Saturday, July 21, 2012

Day Sixteen and a half

This is where it gets weird.

I didn't really experience all of day seventeen. It was mostly day sixteen with an odd half-day thanks to the ol' international dateline. At the end of it, I'd been awake until 9 am my time...a total of 26 hours. It was really confusing, especially since when you pass the 21, 22 hour mark, you tend to get a second wind. This is awkward because crossing the int'l dateline, when you get this second wind, It's 11 o'clock at night. What a bizarre and confusing day.

In two words, this day could be described as "In Transit". I literally took Planes, Trains and Automobiles in order to get where I needed to go, and it took longer than a regular-length day allows.



I left Coquitlam around 8:30 in the morning, all set to take the bus to the SkyTrain station when at the last moment, Kyle (Alex's roommate) offered to give me a lift.

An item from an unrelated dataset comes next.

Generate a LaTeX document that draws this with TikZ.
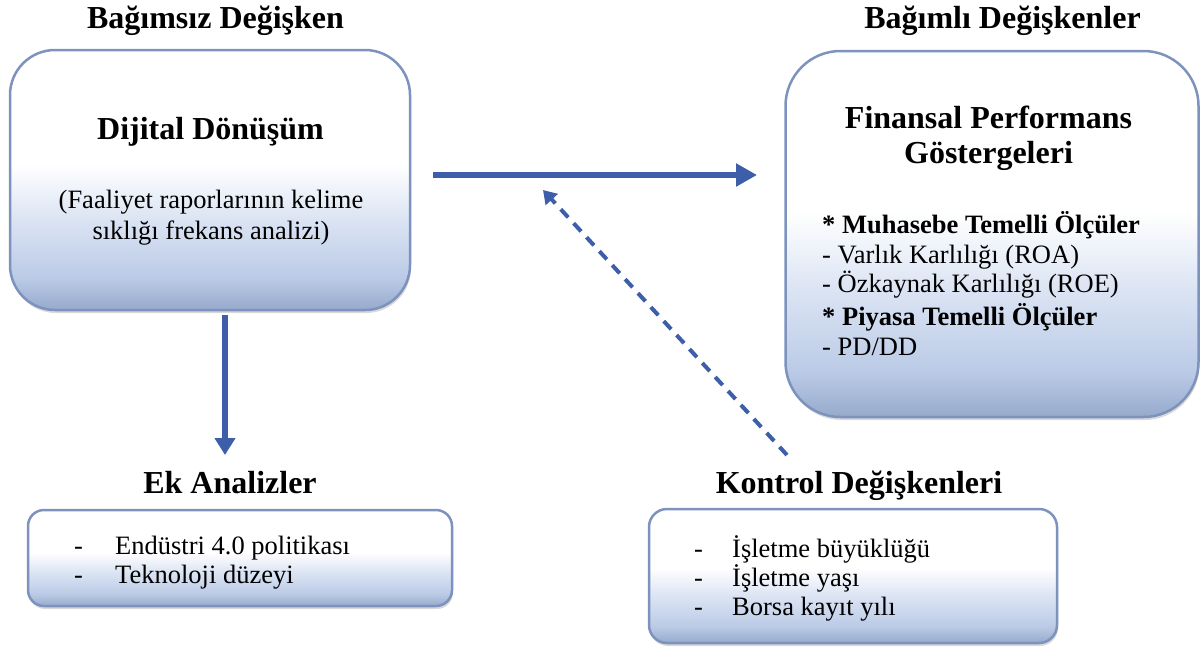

He dropped me off at Braid station and left me to my own devices.



The skytrain is actually pretty cool. Think of a subway system that hangs above the city. It's totally driverless, and runs overtop of the highways you'd be driving on otherwise. Pretty cool. Made getting to the airport really straightforward.

Since i'd gotten the unexpected lift, I was able to languish at waterfront station a little bit and eat a sandwich as I sipped some coffee to get me going for what I knew would be a long, long day.

Arrived at YVR. Checked in. Fastest check in of my life. Was sitting in the departure lounge 2 and a half hours before I needed to. I realized then that of all the Canadiana i'd visited and seen in my time here, NOWHERE was it stronger than at the Vancouver Airport.



I don't know how I didn't think of this before! Of course the airport's chock full of Canadian culture! They sell it by the bucketload! It's pushed down the gullet of every foreign national that sets foot on Canadian soil. Welcome to Canada! Made in Canada! Proudly Canadian! Everything screams "Canada", whether it's got anything to do with it or not. I photographed the excesses of Canadiana, and then was lucky enough to speak with Rob, a Vancouver ex-pat who's lived his past six years in Tokyo. He had a lot of good advice for me regarding my Japan trip, and was also really eager to speak on Canada and his relationship with it....it was a very cool, very unique perspective to hear, and he spoke on it very passionately.



So then I had a flight. Now i've been on many international flights, and i'm usually on at least one a year. So I thought I knew the drill - but I had numerous surprises.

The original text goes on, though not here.